UCL at IEEE VR2019
IEEE VR 2019 was in Osaka. It was a chance for Anthony, who was on sabbatical in New Zealand at the time, to meet up with a couple of people in the group — Drew and Sebastian — who came out from London, and recent graduate Maria who was now working at Facebook/Oculus.
Sebastian won the 2018 VGTC Virtual Reality Best Dissertation Award for his dissertation on Low Latency Rendering with Dataflow Architectures. He gave a short talk about his work.
Drew presented his paper Perception of Volumetric Characters’ Eye-Gaze Direction in Head-Mounted Displays.
Abstract: Volumetric capture allows the creation of near-video-quality content that can be explored with six degrees of freedom. Due to limitations in these experiences, such as the content being fixed at the point of filming, an understanding of eye-gaze awareness is critical. A repeated measures experiment was conducted that explored users’ ability to evaluate where a volumetrically captured avatar (VCA) was looking. Wearing one of two head-mounted displays (HMDs), 36 participants rotated a VCA to look at a target. The HMD resolution, target position, and VCA’s eye-gaze direction were varied. Results did not show a difference in accuracy between HMD resolutions, while the task became significantly harder for target locations further away from the user. In contrast to real-world studies, participants consistently misjudged eye-gaze direction based on target location, but not based on the avatar’s head turn direction. Implications are discussed, as results for VCAs viewed in HMDs appear to differ from face-to-face scenarios
Anthony gave a keynote speech at PERCAR: The Fifth IEEE VR Workshop on Perceptual and Cognitive Issues in AR. He talked about Embodied Cognition in AR/VR.
Here is one of the official photographers photos of Drew talking.
Showing a video from one of the VR group’s early experiments, circa 1994.
Anthony gave an invited talk on The Impact of Avatars on Close Quarters Interaction at the Virtual Humans and Crowds in Immersive Environments (VHCIE)
Abstract: There is a compelling theory emerging of how embodiment inside immersive virtual environments enables participants to use their bodies in natural and fluid ways. In this talk, I will discuss recent work on how avatar representation and embodiment affect collaboration in social virtual reality. Our lab-based works shows how users utilize information about avatars in quite complex and surprising ways, and our studies of consumers in their homes shows some of the barriers that users experience in using avatars for extended periods.

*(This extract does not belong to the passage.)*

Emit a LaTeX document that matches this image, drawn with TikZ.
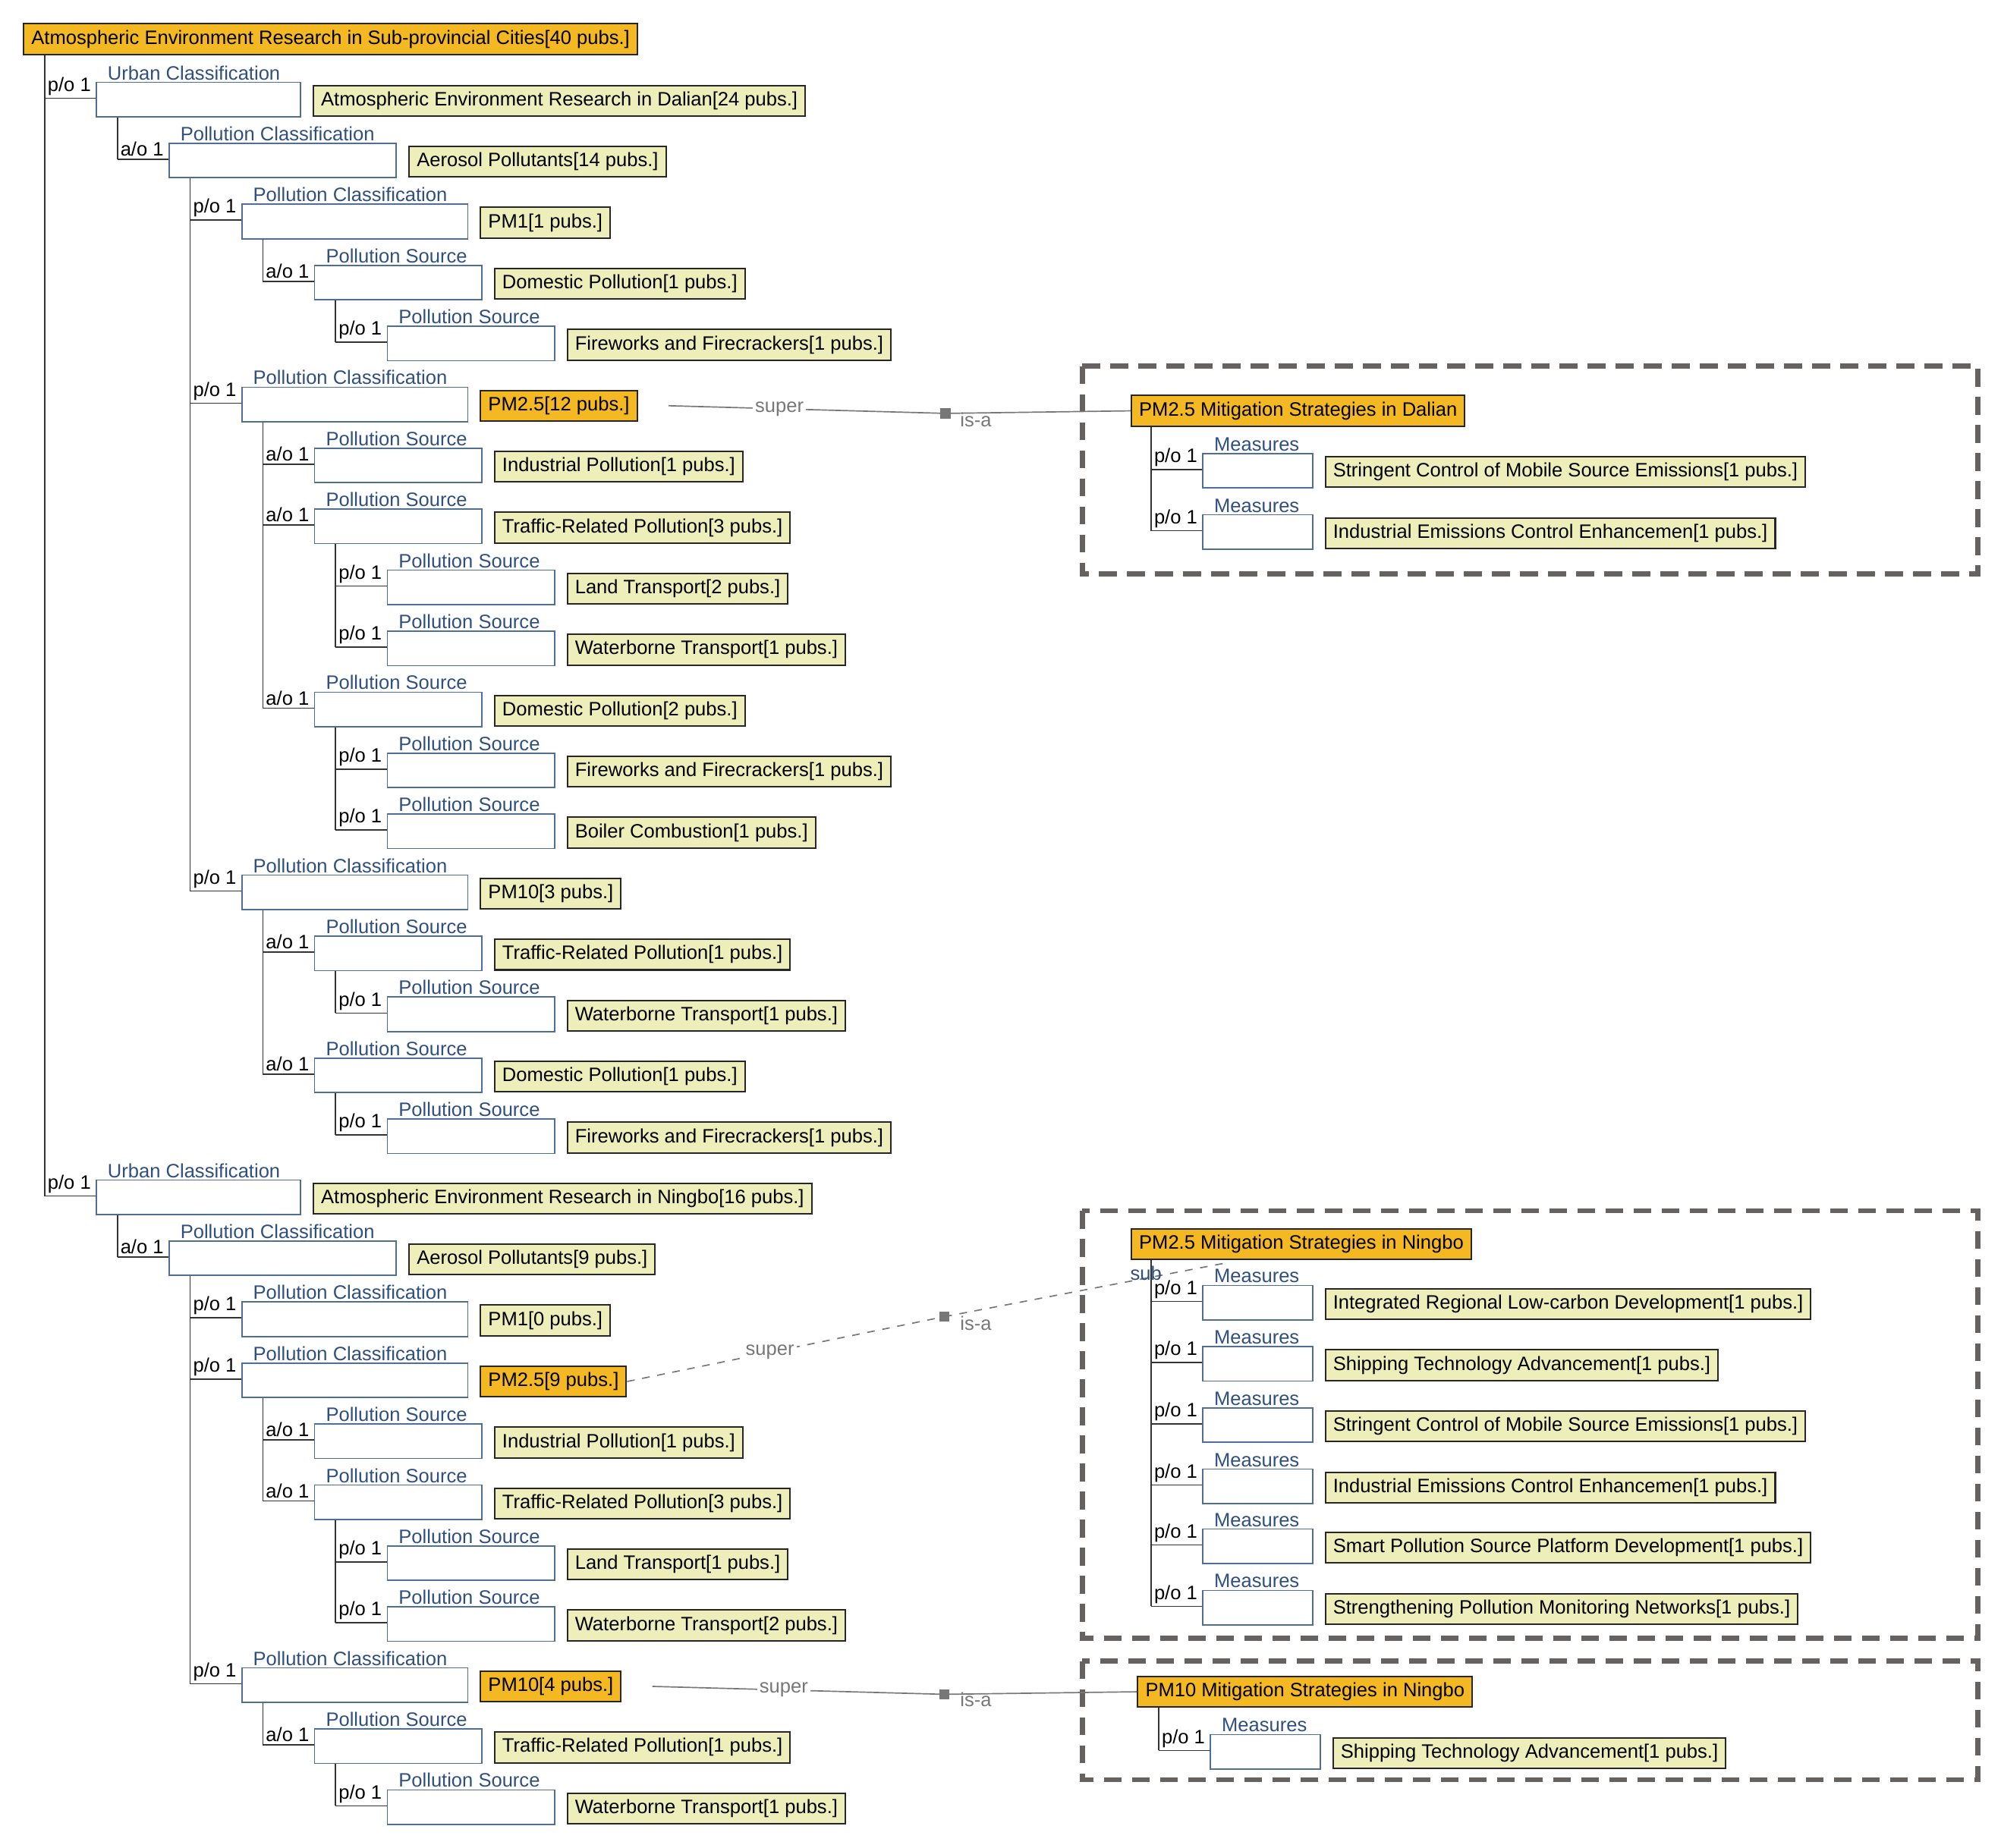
\documentclass[tikz,border=0pt]{standalone}
\usepackage{fontspec}
\setmainfont{Liberation Sans}
\begin{document}
\definecolor{orng}{HTML}{F4B822}
\definecolor{ylw}{HTML}{EEEEBB}
\definecolor{catb}{HTML}{2F4F80}
\definecolor{wbd}{HTML}{4F6E94}
\definecolor{dsh}{HTML}{666260}
\definecolor{cn}{HTML}{777777}
\begin{tikzpicture}[x=0.5pt,y=-0.5pt,
  every node/.style={font=\fontsize{7.6pt}{8pt}\selectfont},
  ybox/.style={draw=black!85,line width=0.6pt,fill=ylw,minimum height=12pt,inner xsep=3pt,inner ysep=0pt,anchor=west},
  obox/.style={ybox,fill=orng},
  wbox/.style={draw=wbd,line width=0.5pt,fill=white,minimum height=13.5pt,anchor=north west},
  cat/.style={text=catb,inner sep=0.5pt,anchor=south west},
  rel/.style={inner sep=0.5pt,anchor=south west},
  tree/.style={draw=black!80,line width=0.5pt},
  dbox/.style={draw=dsh,line width=2pt,dash pattern=on 7pt off 4pt},
  conn/.style={draw=cn,line width=0.5pt},
  lab/.style={text=cn,inner sep=1pt}]
\useasboundingbox (0,0) rectangle (1568,1448);
% #1 id, #2 vx, #3 yc, #4 white width, #5 rel, #6 category, #7 text, #8 style
\newcommand\myrow[8]{%
  \coordinate (#1-v) at (#2,{#3-2});
  \node[rel] (#1-r) at ({#2+1},{#3-3}) {#5};
  \node[wbox,minimum width={#4*0.5pt}] (#1-w) at ({#2+40},{#3-15}) {};
  \node[cat] (#1-c) at ({#2+48},{#3-15}) {#6};
  \node[#8] (#1) at ({#2+50+#4},{#3}) {#7};
  \draw[tree] (#1-v) -- (#1-w.west |- #1-v);
}
\node[obox,anchor=north west,minimum height=12pt] (root) at (18,18) {Atmospheric Environment Research in Sub-provincial Cities[40 pubs.]};
\def\PC{Pollution Classification}\def\PS{Pollution Source}
\myrow{r0}{35}{79}{160}{p/o 1}{Urban Classification}{Atmospheric Environment Research in Dalian[24 pubs.]}{ybox}
\myrow{r1}{92}{126.8}{178}{a/o 1}{\PC}{Aerosol Pollutants[14 pubs.]}{ybox}
\myrow{r2}{149}{174.6}{177}{p/o 1}{\PC}{PM1[1 pubs.]}{ybox}
\myrow{r3}{206}{222.4}{131}{a/o 1}{\PS}{Domestic Pollution[1 pubs.]}{ybox}
\myrow{r4}{263}{270.2}{131}{p/o 1}{\PS}{Fireworks and Firecrackers[1 pubs.]}{ybox}
\myrow{r5}{149}{318}{177}{p/o 1}{\PC}{PM2.5[12 pubs.]}{obox}
\myrow{r6}{206}{365.8}{131}{a/o 1}{\PS}{Industrial Pollution[1 pubs.]}{ybox}
\myrow{r7}{206}{413.6}{131}{a/o 1}{\PS}{Traffic-Related Pollution[3 pubs.]}{ybox}
\myrow{r8}{263}{461.4}{131}{p/o 1}{\PS}{Land Transport[2 pubs.]}{ybox}
\myrow{r9}{263}{509.2}{131}{p/o 1}{\PS}{Waterborne Transport[1 pubs.]}{ybox}
\myrow{r10}{206}{557}{131}{a/o 1}{\PS}{Domestic Pollution[2 pubs.]}{ybox}
\myrow{r11}{263}{604.8}{131}{p/o 1}{\PS}{Fireworks and Firecrackers[1 pubs.]}{ybox}
\myrow{r12}{263}{652.6}{131}{p/o 1}{\PS}{Boiler Combustion[1 pubs.]}{ybox}
\myrow{r13}{149}{700.4}{177}{p/o 1}{\PC}{PM10[3 pubs.]}{ybox}
\myrow{r14}{206}{748.2}{131}{a/o 1}{\PS}{Traffic-Related Pollution[1 pubs.]}{ybox}
\myrow{r15}{263}{796}{131}{p/o 1}{\PS}{Waterborne Transport[1 pubs.]}{ybox}
\myrow{r16}{206}{843.8}{131}{a/o 1}{\PS}{Domestic Pollution[1 pubs.]}{ybox}
\myrow{r17}{263}{891.6}{131}{p/o 1}{\PS}{Fireworks and Firecrackers[1 pubs.]}{ybox}
\myrow{r18}{35}{939.4}{160}{p/o 1}{Urban Classification}{Atmospheric Environment Research in Ningbo[16 pubs.]}{ybox}
\myrow{r19}{92}{987.2}{178}{a/o 1}{\PC}{Aerosol Pollutants[9 pubs.]}{ybox}
\myrow{r20}{149}{1035}{177}{p/o 1}{\PC}{PM1[0 pubs.]}{ybox}
\myrow{r21}{149}{1082.8}{177}{p/o 1}{\PC}{PM2.5[9 pubs.]}{obox}
\myrow{r22}{206}{1130.6}{131}{a/o 1}{\PS}{Industrial Pollution[1 pubs.]}{ybox}
\myrow{r23}{206}{1178.4}{131}{a/o 1}{\PS}{Traffic-Related Pollution[3 pubs.]}{ybox}
\myrow{r24}{263}{1226.2}{131}{p/o 1}{\PS}{Land Transport[1 pubs.]}{ybox}
\myrow{r25}{263}{1274}{131}{p/o 1}{\PS}{Waterborne Transport[2 pubs.]}{ybox}
\myrow{r26}{149}{1321.8}{177}{p/o 1}{\PC}{PM10[4 pubs.]}{obox}
\myrow{r27}{206}{1369.6}{131}{a/o 1}{\PS}{Traffic-Related Pollution[1 pubs.]}{ybox}
\myrow{r28}{263}{1417.4}{131}{p/o 1}{\PS}{Waterborne Transport[1 pubs.]}{ybox}
% tree verticals
\draw[tree] (root.south -| r0-v) -- (r18-v);
\foreach \p/\c in {r0/r1,r1/r13,r2/r3,r3/r4,r5/r10,r7/r9,r10/r12,r13/r16,r14/r15,r16/r17,r18/r19,r19/r26,r21/r23,r23/r25,r26/r27,r27/r28}
  \draw[tree] (\p-w.south -| \c-v) -- (\c-v);
% right side
\draw[dbox] (848,287) rectangle (1550,450);
\draw[dbox] (848,949) rectangle (1550,1284);
\draw[dbox] (848,1302) rectangle (1550,1395);
\node[obox] (md) at (886,322) {PM2.5 Mitigation Strategies in Dalian};
\myrow{m1}{902}{370}{86}{p/o 1}{Measures}{Stringent Control of Mobile Source Emissions[1 pubs.]}{ybox}
\myrow{m2}{902}{418}{86}{p/o 1}{Measures}{Industrial Emissions Control Enhancemen[1 pubs.]}{ybox}
\draw[tree] (md.south -| m2-v) -- (m2-v);
\node[obox] (mn) at (886,975) {PM2.5 Mitigation Strategies in Ningbo};
\myrow{n1}{902}{1022}{86}{p/o 1}{Measures}{Integrated Regional Low-carbon Development[1 pubs.]}{ybox}
\myrow{n2}{902}{1070}{86}{p/o 1}{Measures}{Shipping Technology Advancement[1 pubs.]}{ybox}
\myrow{n3}{902}{1118}{86}{p/o 1}{Measures}{Stringent Control of Mobile Source Emissions[1 pubs.]}{ybox}
\myrow{n4}{902}{1166}{86}{p/o 1}{Measures}{Industrial Emissions Control Enhancemen[1 pubs.]}{ybox}
\myrow{n5}{902}{1213}{86}{p/o 1}{Measures}{Smart Pollution Source Platform Development[1 pubs.]}{ybox}
\myrow{n6}{902}{1261}{86}{p/o 1}{Measures}{Strengthening Pollution Monitoring Networks[1 pubs.]}{ybox}
\draw[tree] (mn.south -| n6-v) -- (n6-v);
\node[obox] (mp) at (891,1326) {PM10 Mitigation Strategies in Ningbo};
\myrow{p1}{908}{1374}{86}{p/o 1}{Measures}{Shipping Technology Advancement[1 pubs.]}{ybox}
\draw[tree] (mp.south -| p1-v) -- (p1-v);
% connectors
\coordinate (sq1) at (741,324);
\draw[conn] ([xshift=12pt]r5.east) -- (sq1) node[lab,pos=0.4,fill=white] {super};
\draw[conn] (sq1) -- (md.west);
\node[lab,anchor=west] at (750,329) {is-a};
\fill[cn] ([shift={(-4,-4)}]sq1) rectangle ([shift={(4,4)}]sq1);
\coordinate (sq2) at (740,1032);
\coordinate (mnend) at (960,990);
\draw[conn,dashed] (r21.east) -- (sq2) node[lab,pos=0.45,fill=white] {super};
\draw[conn,dashed] (sq2) -- (mnend);
\node[lab,anchor=west] at (750,1037) {is-a};
\node[lab,text=catb] at (898,998) {sub};
\fill[cn] ([shift={(-4,-4)}]sq2) rectangle ([shift={(4,4)}]sq2);
\coordinate (sq3) at (740,1328);
\draw[conn] ([xshift=12pt]r26.east) -- (sq3) node[lab,pos=0.45,fill=white] {super};
\draw[conn] (sq3) -- (mp.west);
\node[lab,anchor=west] at (750,1332) {is-a};
\fill[cn] ([shift={(-4,-4)}]sq3) rectangle ([shift={(4,4)}]sq3);
\end{tikzpicture}
\end{document}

I will then discuss how these set some near-term challenges to the field, and review some immediate ways forward that could have significant impact on the utility of social virtual reality.
We had a poster about some work I helped with during my stay at Microsoft, with Mar Gonzales and Parastoo Abtahi: Individual Differences in Embodied Distance Estimation in Virtual Reality
Finally, Anthony was on a panel about Virtual Reality Curriculum.